On the album, "Jingle Bells" became "Matzoh Balls, Matzoh Ball in the chicken soup..." and you had "The Eight Days of Chanukah" replace "The 12 Days Of Christmas." This LP, which I still have our family's original copy of, taught me how important it is to learn to adapt to customs not normally shared by your particular faith. In today's world of 2012, Christmas and Hanukkah coexist, but the public displays of decorations are much more subdued and "non denominational" in context.

When I attended elementary school in the '60s and '70s my teachers put up all kinds of holiday decorations in the classroom and my parents piled my brother and sister and I in the powder blue family station wagon, the classic Ford "Country Squire" with wood paneling on the sides to go and see the holiday lights at "Candy Cane Lane" in Woodland Hills, Calif. The lights are still shining bright there each year on four neighborhhod streets after more than 50 years of lighting them up.

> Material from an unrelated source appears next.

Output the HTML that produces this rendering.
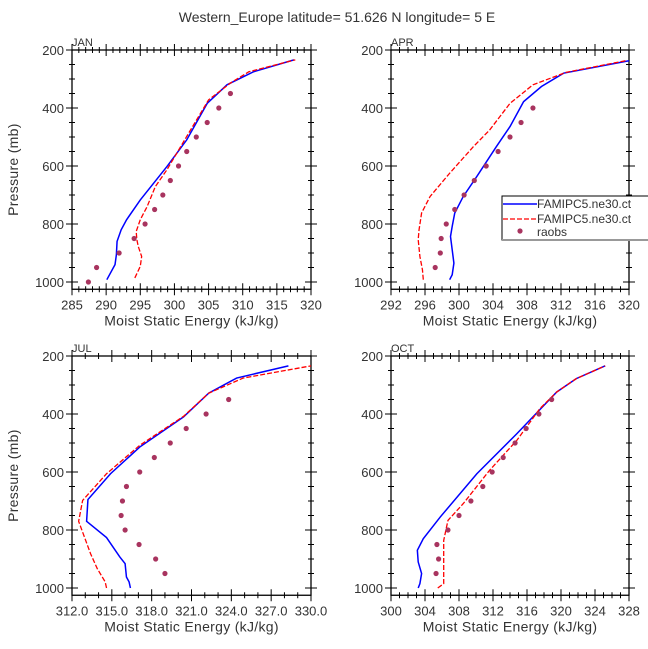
<!DOCTYPE html>
<html><head><meta charset="utf-8">
<style>
body{margin:0;background:#fff;}
svg{display:block;font-family:"Liberation Sans",sans-serif;}
</style></head>
<body>
<svg id="chart" width="648" height="649" viewBox="0 0 648 649" xmlns="http://www.w3.org/2000/svg">
<text x="337" y="22" text-anchor="middle" font-size="14" fill="#333">Western_Europe  latitude= 51.626 N longitude= 5 E</text>
</svg>
<script>
const obsP=[1000,950,900,850,800,750,700,650,600,550,500,450,400,350];
const janObs=[287.4,288.6,291.9,294.1,295.7,297.1,298.3,299.4,300.6,301.8,303.2,304.8,306.5,308.2];
const janBlueP=[992,940,906,860,820,785,717,602,510,384,320,275,234];
const janBlue=[290.1,291.3,291.5,291.6,292.2,293.0,295.0,298.9,301.8,304.8,307.7,311.6,317.5];
const janRedP=[986,946,912,877,854,826,785,740,671,613,498,372,314,275,234];
const janRed=[294.2,295.0,295.2,294.7,294.5,294.4,295.0,296.0,297.2,298.9,301.8,305.0,308.2,310.9,317.7];
const aprObsP=[950,900,850,800,750,700,650,600,550,500,450,400];
const aprObs=[297.2,297.8,297.9,298.5,299.5,300.6,301.8,303.2,304.6,306.0,307.3,308.7];
const aprBlueP=[992,975,935,889,843,808,762,705,636,533,464,378,326,280,237];
const aprBlue=[298.9,299.2,299.4,299.2,299.0,299.2,299.5,300.5,302.1,304.4,306.0,307.6,309.7,312.3,320.0];
const aprRedP=[992,958,912,854,820,762,705,625,533,476,384,320,277,237];
const aprRed=[295.8,295.7,295.4,295.2,295.3,295.6,296.6,298.9,301.7,303.6,306.0,308.7,312.6,319.6];
const julObsP=[950,900,850,800,750,700,650,600,550,500,450,400,350];
const julObs=[319.0,318.3,317.05,316.0,315.7,315.8,316.1,317.1,318.2,319.4,320.6,322.1,323.8];
const julBlueP=[1000,979,962,916,893,826,770,695,606,514,410,328,276,234];
const julBlue=[316.4,316.3,316.1,316.0,315.6,314.6,313.1,313.2,314.9,317.1,320.4,322.3,324.4,328.3];
const julRedP=[1000,979,933,882,770,698,606,508,408,328,276,234];
const julRed=[314.6,314.5,313.9,313.4,312.5,312.8,314.6,317.1,320.4,322.3,324.9,330.0];
const octObsP=[950,900,850,800,750,700,650,600,550,500,450,400,350];
const octObs=[305.3,305.6,305.4,306.7,308.0,309.4,310.8,311.9,313.2,314.6,315.9,317.4,318.9];
const octBlueP=[1000,985,950,910,870,830,755,606,468,324,278,234];
const octBlue=[303.2,303.4,303.6,303.2,303.1,303.8,305.8,310.1,314.8,319.5,321.8,325.2];
const octRedP=[1000,985,916,836,767,709,594,491,382,324,278,234];
const octRed=[305.5,306.2,306.2,306.2,306.7,308.5,311.6,314.8,317.5,319.5,321.8,325.2];
const janTicks=[285,290,295,300,305,310,315,320];
const aprTicks=[292,296,300,304,308,312,316,320];
const julTicks=[312,315,318,321,324,327,330];
const julTickLabels=["312.0","315.0","318.0","321.0","324.0","327.0","330.0"];
const octTicks=[300,304,308,312,316,320,324,328];
const pTicks=[200,400,600,800,1000];

const NS="http://www.w3.org/2000/svg";
const svg=document.getElementById('chart');
function mk(tag,attrs,parent){const e=document.createElementNS(NS,tag);for(const k in attrs)e.setAttribute(k,attrs[k]);(parent||svg).appendChild(e);return e;}

const panels=[
 {name:'jan',label:'JAN',x0:72,x1:311,top:50,xmin:285,xmax:320,ticks:janTicks,labels:null,minor:1,obsP:obsP,obs:janObs,bP:janBlueP,b:janBlue,rP:janRedP,r:janRed,ylab:true},
 {name:'apr',label:'APR',x0:391,x1:629,top:50,xmin:292,xmax:320,ticks:aprTicks,labels:null,minor:1,obsP:aprObsP,obs:aprObs,bP:aprBlueP,b:aprBlue,rP:aprRedP,r:aprRed,ylab:false},
 {name:'jul',label:'JUL',x0:72,x1:311,top:356,xmin:312,xmax:330,ticks:julTicks,labels:julTickLabels,minor:1,obsP:julObsP,obs:julObs,bP:julBlueP,b:julBlue,rP:julRedP,r:julRed,ylab:true},
 {name:'oct',label:'OCT',x0:391,x1:629,top:356,xmin:300,xmax:328,ticks:octTicks,labels:null,minor:1,obsP:octObsP,obs:octObs,bP:octBlueP,b:octBlue,rP:octRedP,r:octRed,ylab:false}
];
panels.forEach(P=>{
 const g=mk('g',{});
 
 
 const py=0.29, yb=P.top+(1025-200)*py;
 const X=v=>P.x0+(v-P.xmin)/(P.xmax-P.xmin)*(P.x1-P.x0);
 const Y=p=>P.top+(p-200)*py;
 const frame=mk('rect',{x:P.x0,y:P.top,width:P.x1-P.x0,height:yb-P.top,fill:'none',stroke:'#000','stroke-width':1.3},g);
 
 
 const t=mk('text',{x:P.x0,y:P.top-4,'font-size':11,fill:'#333'},g);t.textContent=P.label;
 
 
 // y ticks
 for(let p=200;p<=1000;p+=50){
  const y=Y(p),maj=pTicks.includes(p),L=maj?6:3;
  mk('line',{x1:P.x0-L,x2:P.x0+L,y1:y,y2:y,stroke:'#000','stroke-width':1},g);
  mk('line',{x1:P.x1-L,x2:P.x1+L,y1:y,y2:y,stroke:'#000','stroke-width':1},g);
 }
 pTicks.forEach(p=>{const tl=mk('text',{x:P.x0-8,y:Y(p)+5,'text-anchor':'end','font-size':13,fill:'#333'},g);tl.textContent=p;
  
  });
 // x ticks
 for(let v=P.xmin;v<=P.xmax+1e-9;v+=P.minor){
  const x=X(v),maj=P.ticks.some(t=>Math.abs(t-v)<1e-6),L=maj?6:3;
  mk('line',{x1:x,x2:x,y1:yb-L,y2:yb+L,stroke:'#000','stroke-width':1},g);
  mk('line',{x1:x,x2:x,y1:P.top-L,y2:P.top+L,stroke:'#000','stroke-width':1},g);
 }
 P.ticks.forEach((v,i)=>{const tl=mk('text',{x:X(v),y:yb+20,'text-anchor':'middle','font-size':13,fill:'#333'},g);tl.textContent=P.labels?P.labels[i]:v;
  
  });
 const xl=mk('text',{x:(P.x0+P.x1)/2,y:yb+36,'text-anchor':'middle','font-size':14,fill:'#333','letter-spacing':'0.3'},g);
 xl.textContent='Moist Static Energy (kJ/kg)';
 
 
 if(P.ylab){const yl=mk('text',{x:0,y:0,transform:`translate(18,${(P.top+yb)/2}) rotate(-90)`,'text-anchor':'middle','font-size':14,fill:'#333','letter-spacing':'0.3'},g);
  yl.textContent='Pressure (mb)';
  
  }
 const bl=mk('polyline',{points:P.b.map((v,i)=>X(v)+','+Y(P.bP[i])).join(' '),fill:'none',stroke:'#0000ff','stroke-width':1.5},g);
 
 
 const rl=mk('polyline',{points:P.r.map((v,i)=>X(v)+','+Y(P.rP[i])).join(' '),fill:'none',stroke:'#ff0000','stroke-width':1.3,'stroke-dasharray':'5,2'},g);
 
 
 P.obs.forEach((v,i)=>{const c=mk('circle',{cx:X(v),cy:Y(P.obsP[i]),r:2.6,fill:'#a8345f'},g);
  
  });
});
// legend
const lg=mk('g',{});


mk('rect',{x:502,y:196,width:150,height:44,fill:'#fff',stroke:'#000','stroke-width':1},lg);
mk('line',{x1:502,x2:648,y1:240,y2:240,stroke:'#999','stroke-width':2},lg);
mk('line',{x1:503,x2:537,y1:204,y2:204,stroke:'#0000ff','stroke-width':1.5},lg);
mk('line',{x1:503,x2:537,y1:219,y2:219,stroke:'#ff0000','stroke-width':1.3,'stroke-dasharray':'5,2'},lg);
mk('circle',{cx:520,cy:231,r:2.6,fill:'#a8345f'},lg);
[['FAMIPC5.ne30.ct',208,'legend-entry-blue'],['FAMIPC5.ne30.ct',223,'legend-entry-red'],['raobs',236,'legend-entry-raobs']].forEach(a=>{
 const t=mk('text',{x:537,y:a[1],'font-size':12,fill:'#333'},lg);t.textContent=a[0];
 
 
});
</script>
</body></html>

Both Christmas, Hanukkah and even a Santa dressed like Elvis are shown and its a full house of cars each December. Now, I take my own daughters, ages 4 and 6, to see the holiday lights each year in our more contemporary station wagon -- the SUV. I play the classic holiday CDs, like, Vince Guaraldi's masterwork "Charlie Brown Christmas" and the highly underrated "Herb Alpert and The Tijuana Brass Christmas." Of course Frank Sinatra's "Christmas Waltz" is in the mix.

I think more Jewish people should try to appreciate the value of seasonal goodwill. Both Christmas and Hanukkah are tied to gift giving, but it is important to remember the value of doing nice things for others in a non commerical way. I find that reading my daughters my Little Golden Books of "Frosty The Snowman" and "The Night Before Christmas" (that my Mom read to me) brings the holiday season to heart each year.

Why not have a mug of egg nog with those latkes this year? It's all in the spirit of good tidings. Each year I love seeing Santa and his Reindeer on the telephone wires on Beverly Drive and Wilshire Boulevard a long standing tradition in Beverly Hills.

Now where are those Tom and Jerry mugs?